- _WHAT YOU WILL DO_
Pictures do not belong in the copy, so please give every entry below again exactly.

— start —

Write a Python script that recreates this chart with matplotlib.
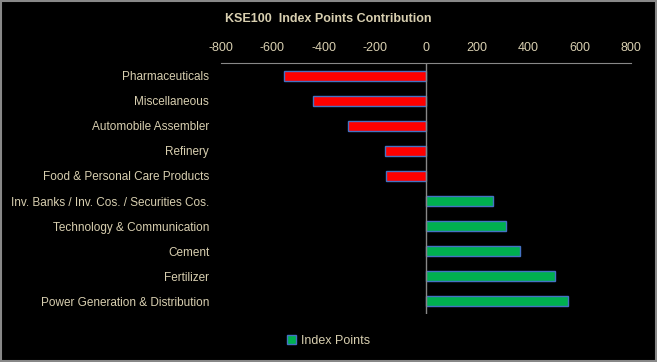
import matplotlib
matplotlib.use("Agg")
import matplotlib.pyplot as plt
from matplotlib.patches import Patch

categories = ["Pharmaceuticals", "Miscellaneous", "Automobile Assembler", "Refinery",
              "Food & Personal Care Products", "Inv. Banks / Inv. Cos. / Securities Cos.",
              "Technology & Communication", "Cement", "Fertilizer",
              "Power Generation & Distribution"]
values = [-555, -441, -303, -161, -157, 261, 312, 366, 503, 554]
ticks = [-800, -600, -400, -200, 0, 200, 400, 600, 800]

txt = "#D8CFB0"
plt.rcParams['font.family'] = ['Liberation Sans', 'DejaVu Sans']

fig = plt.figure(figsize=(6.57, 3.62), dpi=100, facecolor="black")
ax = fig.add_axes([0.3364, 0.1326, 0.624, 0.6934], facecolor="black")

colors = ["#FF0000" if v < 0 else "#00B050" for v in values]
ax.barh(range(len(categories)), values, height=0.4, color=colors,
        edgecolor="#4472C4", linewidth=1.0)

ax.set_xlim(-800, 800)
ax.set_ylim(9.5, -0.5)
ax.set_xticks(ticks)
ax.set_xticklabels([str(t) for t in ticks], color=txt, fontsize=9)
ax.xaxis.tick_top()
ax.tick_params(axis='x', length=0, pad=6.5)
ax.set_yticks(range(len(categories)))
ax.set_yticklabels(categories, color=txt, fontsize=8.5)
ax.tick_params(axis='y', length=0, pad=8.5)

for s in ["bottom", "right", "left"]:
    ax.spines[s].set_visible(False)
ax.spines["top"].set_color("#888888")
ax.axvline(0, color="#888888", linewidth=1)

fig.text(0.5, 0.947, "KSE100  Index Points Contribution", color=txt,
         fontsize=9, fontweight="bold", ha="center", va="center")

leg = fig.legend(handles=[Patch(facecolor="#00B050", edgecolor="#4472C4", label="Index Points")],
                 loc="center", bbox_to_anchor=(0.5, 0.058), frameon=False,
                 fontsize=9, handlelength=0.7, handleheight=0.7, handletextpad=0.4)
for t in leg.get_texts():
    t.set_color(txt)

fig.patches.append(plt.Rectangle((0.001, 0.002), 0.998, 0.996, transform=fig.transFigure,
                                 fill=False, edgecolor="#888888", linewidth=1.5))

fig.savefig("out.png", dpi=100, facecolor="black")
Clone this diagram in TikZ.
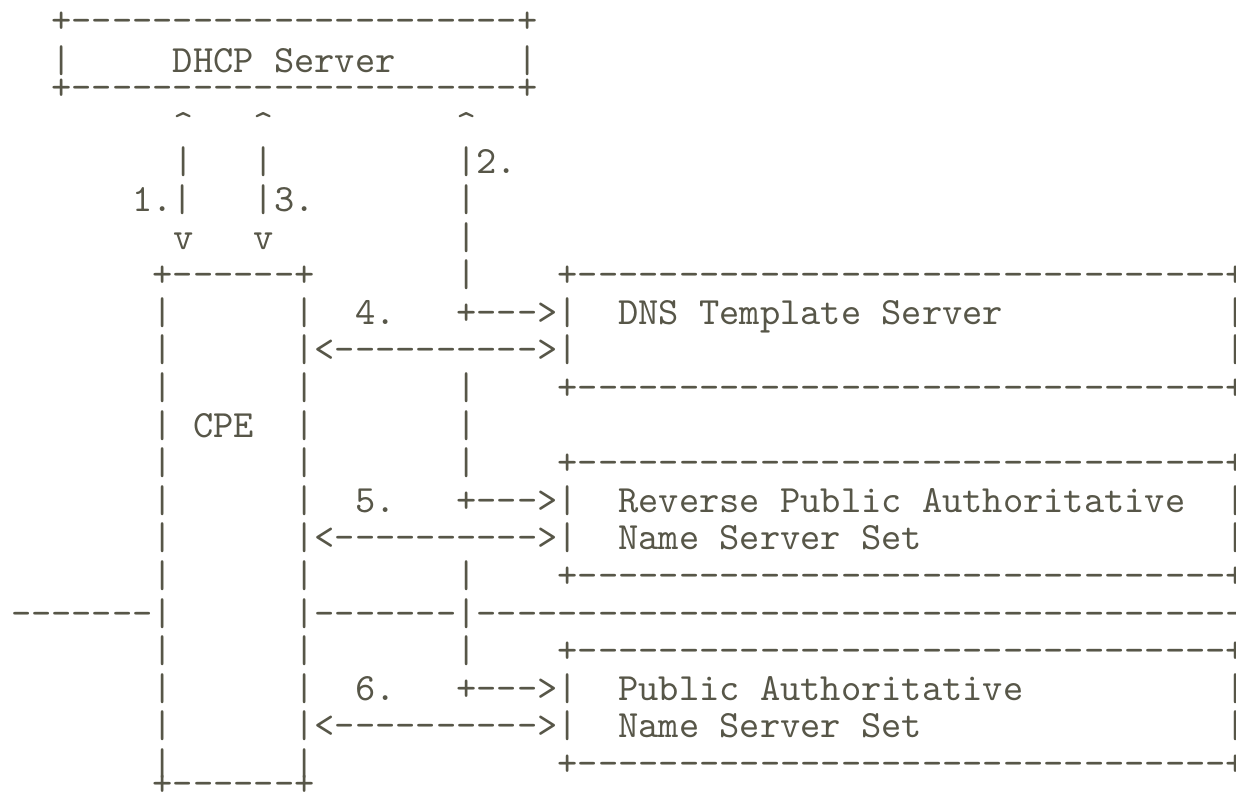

— end —

- _EXERCISE OUTPUT_
Write a Python script that recreates this chart with matplotlib.
import matplotlib
matplotlib.use("Agg")
import matplotlib.pyplot as plt
from matplotlib.patches import Patch

categories = ["Pharmaceuticals", "Miscellaneous", "Automobile Assembler", "Refinery",
              "Food & Personal Care Products", "Inv. Banks / Inv. Cos. / Securities Cos.",
              "Technology & Communication", "Cement", "Fertilizer",
              "Power Generation & Distribution"]
values = [-555, -441, -303, -161, -157, 261, 312, 366, 503, 554]
ticks = [-800, -600, -400, -200, 0, 200, 400, 600, 800]

txt = "#D8CFB0"
plt.rcParams['font.family'] = ['Liberation Sans', 'DejaVu Sans']

fig = plt.figure(figsize=(6.57, 3.62), dpi=100, facecolor="black")
ax = fig.add_axes([0.3364, 0.1326, 0.624, 0.6934], facecolor="black")

colors = ["#FF0000" if v < 0 else "#00B050" for v in values]
ax.barh(range(len(categories)), values, height=0.4, color=colors,
        edgecolor="#4472C4", linewidth=1.0)

ax.set_xlim(-800, 800)
ax.set_ylim(9.5, -0.5)
ax.set_xticks(ticks)
ax.set_xticklabels([str(t) for t in ticks], color=txt, fontsize=9)
ax.xaxis.tick_top()
ax.tick_params(axis='x', length=0, pad=6.5)
ax.set_yticks(range(len(categories)))
ax.set_yticklabels(categories, color=txt, fontsize=8.5)
ax.tick_params(axis='y', length=0, pad=8.5)

for s in ["bottom", "right", "left"]:
    ax.spines[s].set_visible(False)
ax.spines["top"].set_color("#888888")
ax.axvline(0, color="#888888", linewidth=1)

fig.text(0.5, 0.947, "KSE100  Index Points Contribution", color=txt,
         fontsize=9, fontweight="bold", ha="center", va="center")

leg = fig.legend(handles=[Patch(facecolor="#00B050", edgecolor="#4472C4", label="Index Points")],
                 loc="center", bbox_to_anchor=(0.5, 0.058), frameon=False,
                 fontsize=9, handlelength=0.7, handleheight=0.7, handletextpad=0.4)
for t in leg.get_texts():
    t.set_color(txt)

fig.patches.append(plt.Rectangle((0.001, 0.002), 0.998, 0.996, transform=fig.transFigure,
                                 fill=False, edgecolor="#888888", linewidth=1.5))

fig.savefig("out.png", dpi=100, facecolor="black")
Clone this diagram in TikZ.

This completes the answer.